▶ **Aim of the exercise**: Retype the lines from the first one in the records down to the line containing "import * as", counting both, and leave out any pictures.

start

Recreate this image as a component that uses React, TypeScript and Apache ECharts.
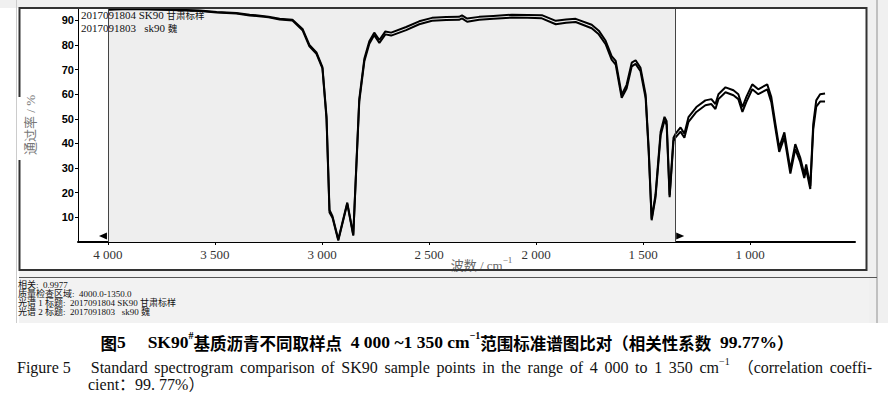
import React, { useEffect, useRef } from "react";
import * as echarts from "echarts";

// Wavenumber grid (cm-1) shared by both spectra
const wavenumbers = [
  4000, 3900, 3804, 3700, 3571, 3492, 3400, 3338, 3250, 3198, 3138, 3091, 3059, 3026, 2998, 2979,
  2965, 2951, 2924, 2882, 2854, 2826, 2802, 2779, 2756, 2732, 2704, 2677, 2607, 2546, 2486, 2420,
  2360, 2346, 2322, 2266, 2200, 2113, 2040, 1973, 1908, 1860, 1815, 1740, 1707, 1675, 1647, 1628,
  1600, 1577, 1553, 1535, 1512, 1488, 1474, 1460, 1442, 1418, 1400, 1390, 1376, 1358, 1348, 1325,
  1307, 1288, 1251, 1209, 1181, 1162, 1148, 1115, 1078, 1055, 1036, 1018, 990, 962, 920, 901,
  882, 864, 840, 812, 789, 766, 747, 738, 719, 705, 691, 673, 650,
];

// Transmittance (%) of spectrum 1: 2017091804 SK90 甘肃标样
const sample1804 = [
  94.5, 94.8, 94.6, 94.4, 94.0, 93.4, 93.0, 92.3, 91.5, 90.6, 90.2, 86.5, 80, 77, 71, 51,
  13, 10.5, 1, 16, 3, 58, 74.5, 81.5, 85, 82, 85.5, 85, 87.3, 89.6, 91, 91.3,
  91.4, 92, 90.7, 91.4, 91.8, 92.3, 92.2, 92.1, 89.8, 90.3, 90.6, 88.2, 85.8, 81.7, 75.5, 73.5,
  59.8, 63.8, 72.8, 73.8, 70.7, 59.8, 38, 9.5, 19.2, 44.8, 50.8, 49, 19, 42.3, 44, 46.5,
  44, 50.7, 54.8, 57.5, 58, 56, 60, 62.8, 61.6, 60, 54.7, 58.8, 64, 62, 64, 58.8,
  48, 38.3, 44.5, 29.5, 39.7, 34.3, 27.5, 31.5, 22.8, 48, 57.5, 60, 60.3,
];

// Transmittance (%) of spectrum 2: 2017091803 sk90 魏
const sample1803 = [
  94.3, 94.6, 94.4, 94.2, 93.8, 93.2, 92.8, 92.0, 91.2, 90.3, 89.9, 86.0, 79.4, 76.4, 70.5, 50,
  12, 9.8, 0.6, 15.5, 2.6, 57, 73.5, 80.5, 84, 80.8, 84.3, 83.8, 86, 88.4, 89.8, 90.1,
  90.2, 90.8, 89.4, 90.2, 90.6, 91.1, 91, 90.8, 88.4, 89, 89.3, 86.8, 84.3, 80.3, 74, 72,
  58.5, 62.3, 71.3, 72.3, 69.3, 58.3, 37, 8.8, 18, 43.3, 49.3, 47.6, 18.2, 41, 42.5, 44.8,
  42.3, 48.8, 52.8, 55.5, 56, 54, 58, 60.8, 59.6, 58, 52.8, 56.8, 62, 60, 62, 56.8,
  46.2, 36.6, 42.5, 27.8, 37.7, 32.5, 26, 29.5, 21.5, 45.8, 55, 57, 57,
];

const seriesNames = ["2017091804 SK90 甘肃标样", "2017091803   sk90 魏"];
const qcRange = [4000, 1350];
const xTickValues = [4000, 3500, 3000, 2500, 2000, 1500, 1000];
const yTickValues = [10, 20, 30, 40, 50, 60, 70, 80, 90];
const infoLines = [
  "相关:  0.9977",
  "质量检查区域:  4000.0-1350.0",
  "光谱 1 标题:  2017091804 SK90 甘肃标样",
  "光谱 2 标题:  2017091803   sk90 魏",
];

const SERIF = '"Liberation Serif", "Noto Sans CJK SC", serif';
const CJK = '"Noto Sans CJK SC", sans-serif';
const SP = " \u2006"; // widened word space of the justified caption line

const fmtWavenumber = (v: number) => {
  const th = Math.floor(v / 1000);
  const rest = String(v % 1000).padStart(3, "0");
  return th > 0 ? `${th} ${rest}` : `${v}`;
};

// "2017091804 SK90 甘肃标样" -> rich text with the CJK tail in its own style
const titleRich = (name: string) => {
  const m = name.match(/^([\x00-\x7f]*)(.*)$/);
  return `{d|${m ? m[1] : name}}{k|${m ? m[2] : ""}}`;
};

export default function App() {
  const ref = useRef<HTMLDivElement>(null);

  useEffect(() => {
    const chart = echarts.init(ref.current!, null, { renderer: "svg" });
    const lineStyle = { color: "#000", width: 2 };
    const captionEn =
      "Standard spectrogram comparison of SK90 sample points in the range of 4 000 to 1 350 cm".split(" ").join(SP);
    const titleStyleRich = {
      d: { fontFamily: SERIF, fontSize: 11, fill: "#111", lineHeight: 11 },
      k: { fontFamily: CJK, fontSize: 9.5, fill: "#111", lineHeight: 11 },
    };

    chart.setOption({
      animation: false,
      backgroundColor: "#fff",
      grid: { left: 78, top: 8, right: 33, bottom: 160, containLabel: false },
      xAxis: {
        type: "value",
        inverse: true,
        min: 510,
        max: 4140,
        splitLine: { show: false },
        axisLine: { lineStyle: { color: "#000", width: 2 } },
        axisTick: { show: true, customValues: xTickValues, length: 3, lineStyle: { color: "#000" } },
        axisLabel: {
          customValues: xTickValues,
          formatter: (v: number) => fmtWavenumber(v),
          fontFamily: SERIF,
          fontSize: 13,
          color: "#333",
          margin: 6,
        },
        name: "{a|波数 / cm}{s|−1}",
        nameLocation: "middle",
        nameGap: 13,
        nameMoveOverlap: false,
        nameTextStyle: {
          padding: [0, 0, 0, 30],
          rich: {
            a: { fontFamily: SERIF, fontSize: 13, color: "#666", lineHeight: 17, verticalAlign: "bottom" },
            s: { fontFamily: SERIF, fontSize: 9, color: "#666", lineHeight: 17, verticalAlign: "top" },
          },
        },
      },
      yAxis: {
        type: "value",
        min: 0,
        max: 95,
        splitLine: { show: false },
        axisLine: { show: true, lineStyle: { color: "#000", width: 1 } },
        axisTick: { show: true, customValues: yTickValues, length: 3, lineStyle: { color: "#000" } },
        axisLabel: {
          customValues: yTickValues,
          fontFamily: '"Liberation Sans", sans-serif',
          fontWeight: "bold",
          fontSize: 11,
          color: "#000",
          margin: 4,
        },
        name: "通过率 / %",
        nameLocation: "middle",
        nameGap: 41,
        nameMoveOverlap: false,
        nameTextStyle: { fontFamily: SERIF, fontSize: 13, color: "#777" },
      },
      series: [
        {
          name: seriesNames[0],
          type: "line",
          showSymbol: false,
          lineStyle,
          data: wavenumbers.map((w, i) => [w, sample1804[i]]),
          z: 3,
          markArea: {
            silent: true,
            itemStyle: { color: "#eeeeee" },
            data: [[{ xAxis: qcRange[0] }, { xAxis: qcRange[1] }]],
          },
          markLine: {
            silent: true,
            symbol: "none",
            label: { show: false },
            lineStyle: { color: "#444", width: 1, type: "solid" },
            data: [{ xAxis: qcRange[0] }, { xAxis: qcRange[1] }],
          },
          markPoint: {
            silent: true,
            label: { show: false },
            itemStyle: { color: "#000" },
            data: [
              { coord: [qcRange[0], 0], symbol: "triangle", symbolSize: [7, 8], symbolRotate: 90, symbolOffset: [-5, -6] },
              { coord: [qcRange[1], 0], symbol: "triangle", symbolSize: [7, 8], symbolRotate: -90, symbolOffset: [5, -6] },
            ],
          },
        },
        {
          name: seriesNames[1],
          type: "line",
          showSymbol: false,
          lineStyle,
          data: wavenumbers.map((w, i) => [w, sample1803[i]]),
          z: 3,
        },
      ],
      graphic: {
        elements: [
          // window chrome around the plot
          { type: "rect", shape: { x: 0, y: 0, width: 888, height: 8 }, style: { fill: "#f0f0f0" }, z: -5, silent: true },
          { type: "rect", shape: { x: 867, y: 0, width: 21, height: 323 }, style: { fill: "#f0f0f0" }, z: -5, silent: true },
          { type: "rect", shape: { x: 19, y: 270, width: 850, height: 53 }, style: { fill: "#f2f2f2" }, z: -5, silent: true },
          { type: "line", shape: { x1: 877, y1: 0, x2: 877, y2: 323 }, style: { stroke: "#b0b0b0", lineWidth: 1.5 }, z: 10, silent: true },
          { type: "line", shape: { x1: 19, y1: 277.5, x2: 877, y2: 277.5 }, style: { stroke: "#555", lineWidth: 1 }, z: 10, silent: true },
          { type: "line", shape: { x1: 16.5, y1: 0, x2: 16.5, y2: 323 }, style: { stroke: "#ccc", lineWidth: 1 }, z: 10, silent: true },
          { type: "rect", shape: { x: 19.5, y: 8, width: 847, height: 262 }, style: { fill: "none", stroke: "#333", lineWidth: 2 }, z: 10, silent: true },
          { type: "rect", shape: { x: 18, y: 97, width: 4, height: 63 }, style: { fill: "#fff" }, z: 11, silent: true },
          // spectrum titles
          {
            type: "text",
            x: 81,
            y: 9,
            z: 4,
            silent: true,
            style: { text: titleRich(seriesNames[0]), rich: titleStyleRich },
          },
          {
            type: "text",
            x: 81,
            y: 22,
            z: 4,
            silent: true,
            style: { text: titleRich(seriesNames[1]), rich: titleStyleRich },
          },
          // comparison summary
          {
            type: "text",
            x: 18,
            y: 280,
            z: 12,
            silent: true,
            style: {
              text: infoLines.join("\n"),
              fontFamily: SERIF,
              fontSize: 9,
              lineHeight: 9,
              fill: "#111",
            },
          },
          // captions
          {
            type: "text",
            x: 447,
            y: 330,
            silent: true,
            style: {
              text: "{c|图}{b|5     SK90}{s|#}{c|基质沥青不同取样点}{b|  4 000 ~1 350 cm}{s|−1}{c|范围标准谱图比对（相关性系数}{b|  99.77%}{c|）}",
              align: "center",
              rich: {
                c: { fontFamily: CJK, fontWeight: "bold", fontSize: 16.5, fill: "#000", lineHeight: 21, verticalAlign: "bottom" },
                b: { fontFamily: SERIF, fontWeight: "bold", fontSize: 17.5, fill: "#000", lineHeight: 21, verticalAlign: "bottom" },
                s: { fontFamily: SERIF, fontWeight: "bold", fontSize: 10, fill: "#000", lineHeight: 21, verticalAlign: "top" },
              },
            },
          },
          {
            type: "text",
            x: 17,
            y: 356,
            silent: true,
            style: {
              text: `{a|Figure 5\u3000 ${captionEn}}{s|−1}{a|  （correlation${SP}coeffi-}`,
              rich: {
                a: { fontFamily: SERIF, fontSize: 16, fill: "#111", lineHeight: 20, verticalAlign: "bottom" },
                s: { fontFamily: SERIF, fontSize: 10, fill: "#111", lineHeight: 20, verticalAlign: "top" },
              },
            },
          },
          {
            type: "text",
            x: 88,
            y: 376,
            silent: true,
            style: { text: "cient：99. 77%）", fontFamily: SERIF, fontSize: 16, fill: "#111" },
          },
        ],
      },
    });

    return () => chart.dispose();
  }, []);

  return (
    <div
      ref={ref}
      style={{ position: "absolute", left: 0, top: 0, width: 888, height: 402, background: "#fff" }}
    />
  );
}
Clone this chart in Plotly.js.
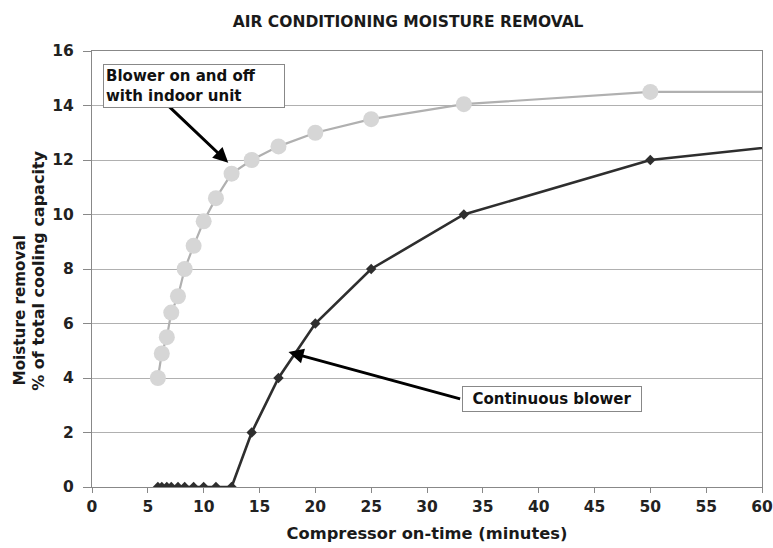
<!DOCTYPE html>
<html>
<head>
<meta charset="utf-8">
<script src="https://cdn.plot.ly/plotly-3.0.1.min.js"></script>
<style>html,body{margin:0;padding:0;background:#fff;}#chart{width:773px;height:548px;}</style>
</head>
<body>
<div id="chart"></div>
<script>
// Compressor on-time (minutes) for each cycle setting
const onTime = [100, 50, 33.3, 25, 20, 16.7, 14.3, 12.5, 11.1, 10, 9.1, 8.3, 7.7, 7.1, 6.7, 6.25, 5.9];
// Moisture removal, % of total cooling capacity
const blowerOnOff = [14.5, 14.5, 14.05, 13.5, 13.0, 12.5, 12.0, 11.5, 10.6, 9.75, 8.85, 8.0, 7.0, 6.4, 5.5, 4.9, 4.0];
const continuousBlower = [14.2, 12.0, 10.0, 8.0, 6.0, 4.0, 2.0, 0, 0, 0, 0, 0, 0, 0, 0, 0, 0];
const xTicks = [0, 5, 10, 15, 20, 25, 30, 35, 40, 45, 50, 55, 60];
const yTicks = [0, 2, 4, 6, 8, 10, 12, 14, 16];

const D = "DejaVu Sans, Verdana, sans-serif";

const traces = [
  {
    x: onTime, y: blowerOnOff, type: 'scatter', mode: 'lines+markers',
    name: 'Blower on and off with indoor unit',
    line: {color: '#b0b0b0', width: 2.2},
    marker: {symbol: 'circle', size: 16, color: '#d6d6d6', line: {width: 0}},
    cliponaxis: true
  },
  {
    x: onTime, y: continuousBlower, type: 'scatter', mode: 'lines+markers',
    name: 'Continuous blower',
    line: {color: '#2e2e2e', width: 2.6},
    marker: {symbol: 'diamond', size: 8, color: '#2e2e2e'},
    cliponaxis: true
  }
];

const layout = {
  width: 773, height: 548,
  margin: {l: 92, r: 11, t: 51, b: 61},
  paper_bgcolor: '#fff', plot_bgcolor: '#fff',
  showlegend: false,
  font: {family: D, size: 13, color: '#222', weight: 700},
  title: {
    text: 'AIR CONDITIONING MOISTURE REMOVAL',
    font: {family: D, size: 15.5, weight: 700, color: '#1a1a1a'},
    x: 0.528, xanchor: 'center', y: 0.96, yanchor: 'middle'
  },
  xaxis: {
    range: [0, 60], tickvals: xTicks, ticktext: xTicks.map(String),
    showgrid: false, zeroline: false,
    showline: true, linecolor: '#888', linewidth: 1, mirror: true,
    ticks: 'outside', ticklen: 5, tickcolor: '#888',
    tickfont: {family: D, size: 15.5, weight: 700, color: '#222'},
    title: {text: 'Compressor on-time (minutes)', font: {family: D, size: 16.3, weight: 700, color: '#1a1a1a'}, standoff: 12}
  },
  yaxis: {
    range: [0, 16], tickvals: yTicks, ticktext: yTicks.map(String),
    showgrid: true, gridcolor: '#b0b0b0', gridwidth: 1, zeroline: false,
    showline: true, linecolor: '#888', linewidth: 1, mirror: true,
    ticks: 'outside', ticklen: 8, tickcolor: '#888', ticklabelstandoff: 6,
    tickfont: {family: D, size: 15.5, weight: 700, color: '#222'}
  },
  annotations: [
    {
      x: -0.107, y: 0.229, xref: 'paper', yref: 'paper', xanchor: 'center', yanchor: 'bottom',
      textangle: -90, showarrow: false, text: 'Moisture removal',
      font: {family: D, size: 15.2, weight: 700, color: '#1a1a1a'}
    },
    {
      x: -0.0795, y: 0.2156, xref: 'paper', yref: 'paper', xanchor: 'center', yanchor: 'bottom',
      textangle: -90, showarrow: false, text: '% of total cooling capacity',
      font: {family: D, size: 16, weight: 700, color: '#1a1a1a'}
    },
    {
      x: 12.2, y: 11.9, xref: 'x', yref: 'y', ax: 6.8, ay: 14.0, axref: 'x', ayref: 'y',
      text: '', showarrow: true, arrowhead: 2, arrowsize: 1, arrowwidth: 3, arrowcolor: '#000'
    },
    {
      x: 9.1, y: 14.72, xref: 'x', yref: 'y', showarrow: false,
      text: 'Blower on and off<br>with indoor unit', align: 'left',
      font: {family: D, size: 15, weight: 600, color: '#111'},
      bgcolor: '#fff', bordercolor: '#888', borderwidth: 1, borderpad: 2, width: 176
    },
    {
      x: 17.6, y: 4.95, xref: 'x', yref: 'y', ax: 33.1, ay: 3.22, axref: 'x', ayref: 'y',
      text: '', showarrow: true, arrowhead: 2, arrowsize: 1, arrowwidth: 3, arrowcolor: '#000'
    },
    {
      x: 41.2, y: 3.24, xref: 'x', yref: 'y', showarrow: false,
      text: 'Continuous blower', align: 'center',
      font: {family: D, size: 15, weight: 600, color: '#111'},
      bgcolor: '#fff', bordercolor: '#888', borderwidth: 1, borderpad: 3, width: 172
    }
  ]
};

Plotly.newPlot('chart', traces, layout, {displayModeBar: false, staticPlot: true});
</script>
</body>
</html>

end

▶ **Written answer**:
Recreate this image as a component that uses React, TypeScript and Apache ECharts.
import React, { useEffect, useRef } from "react";
import * as echarts from "echarts";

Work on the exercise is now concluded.